D'autres intrigues viendront se greffer à l'ensemble. Malgré le nombre de personnages important, la narration est remarquablement menée par Etienne Davodeau. A aucun moment, on ne se sent perdu. Le suspense est réel malgré l'absence d'enjeux importants. Ici, ce sont les âmes qui souffrent, qui culpabilisent, qui s'apeurent. La veine réaliste de Davodeau ne fait pas intervenir de grands cliffhangers incroyables. Et malgré tout, on s'intéresse à la vie de cette famille.
Au-delà des intrigues secondaires se dessine une intrigue principale autour du personnage de Toussaint. Davodeau ne distille les informations sur le passé des protagonistes qu'au compte goutte, amenant parfois un malaise ou des interrogations. Il y a une vraie maîtrise du propos.

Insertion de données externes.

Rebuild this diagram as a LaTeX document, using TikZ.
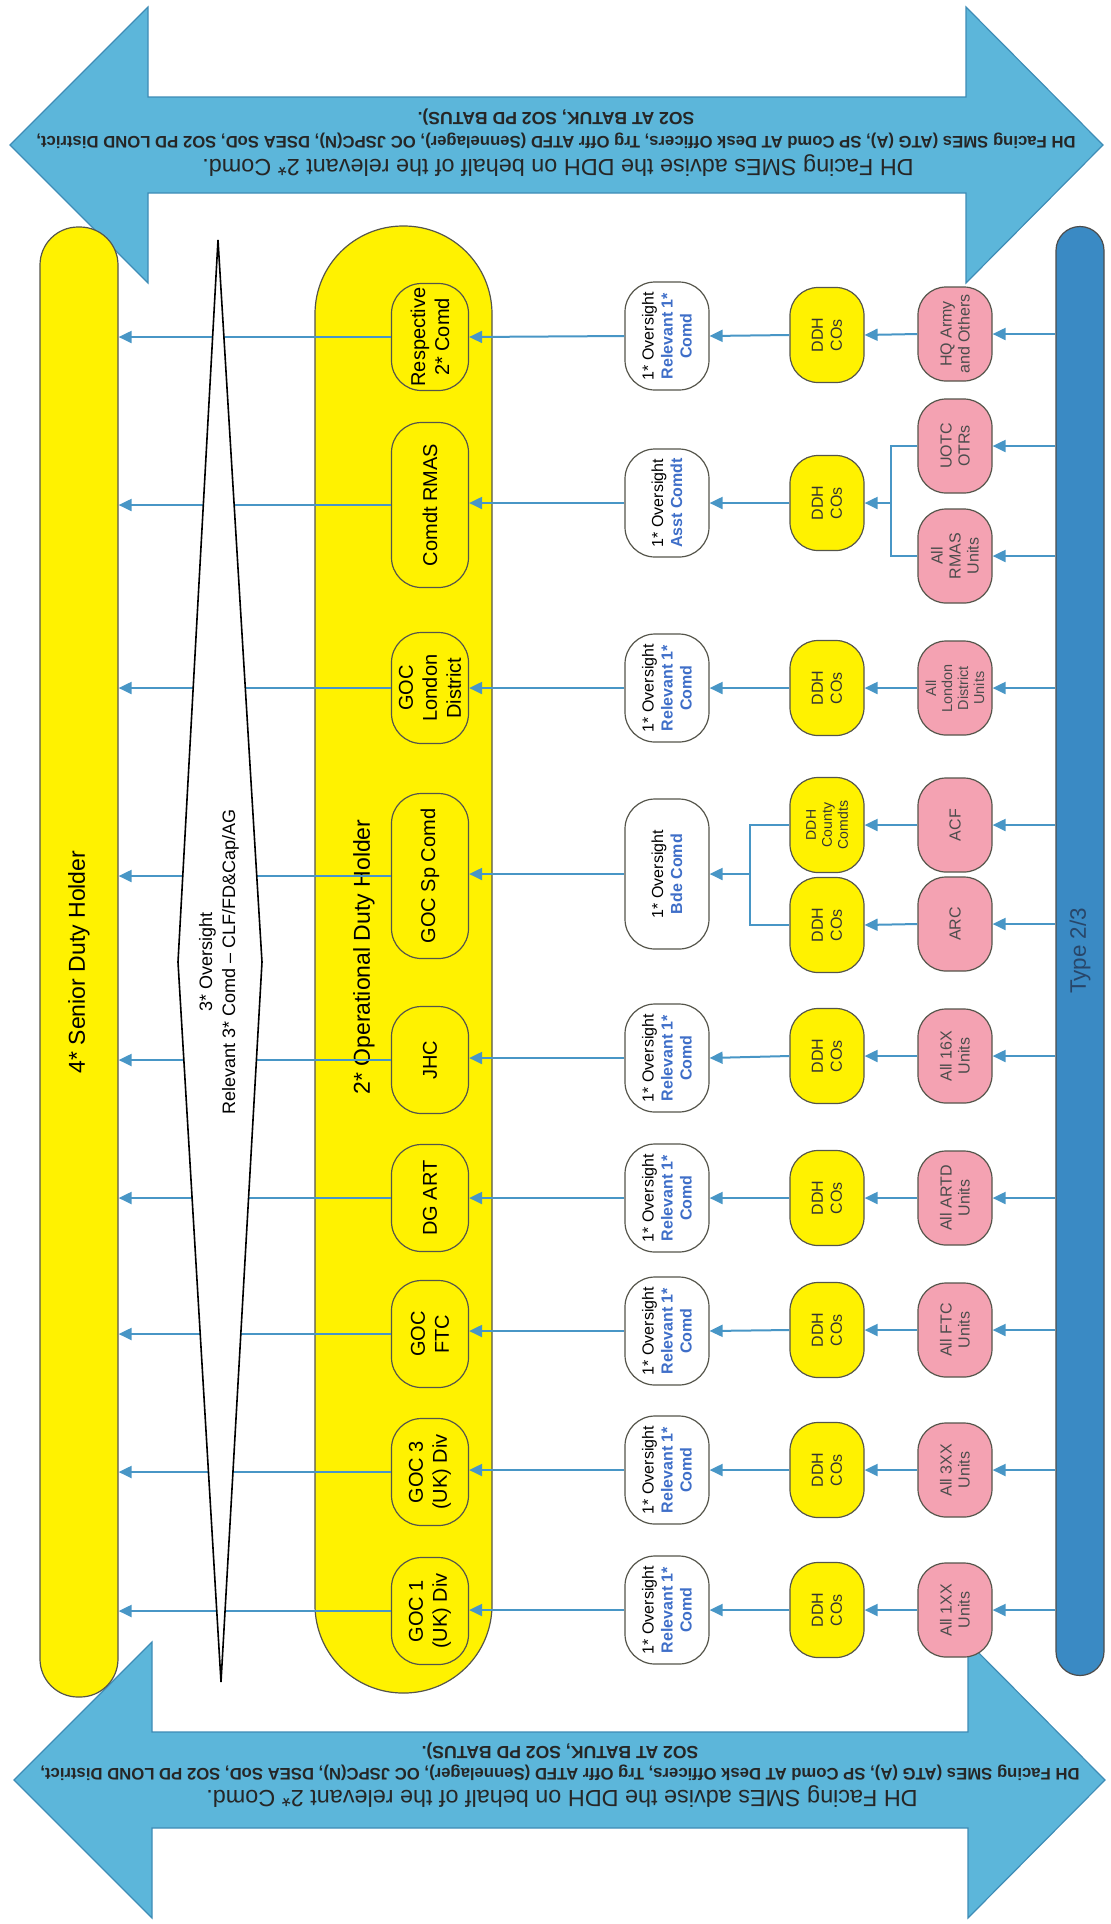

La galerie de personnages est vaste et bien équilibrée. Aucun n'est mis de côté. Davodeau ménage un espace à chacun. Les dialogues sont un plaisir, permettant de cerner chacun un peu plus. Le fait que la quasi-intégralité de l'histoire se passe au niveau de la maison (ou plutôt de la rue) donne parfois l'impression de lire une pièce de théâtre.
Le dessin d'Etienne Davodeau sert admirablement le propos. Ses personnages sont pittoresques et très expressifs. Il y a un vrai souci du détail dans les décors et le tout se révèle très riche graphiquement. Certaines planches sont entièrement muettes, d'autres très bavardes. Capable aussi bien d'animer un repas à table que de dessiner la violence d'une chute de vélo, l'auteur maîtrise clairement son dessin pour qu'il assiste au mieux son propos.
Difficile de ne pas parler des couleurs tant elles participent à l'atmosphère du livre. Le ton jaune de l'ensemble donne une impression de chaleur. Ca respire l'été ! De plus, les quelques passages plus sombres sont traités avec des lumières plus contrastées et renforcent le côté dramatiques de ces instants.
« Chute de vélo » est un roman graphique qui prouve sans peine les qualités graphiques et de narration de son auteur. Ancré pleinement dans la « vraie » vie, il se lit d'une traite et on a l'impression de s'intégrer petit à petit à cette famille. Du beau travail.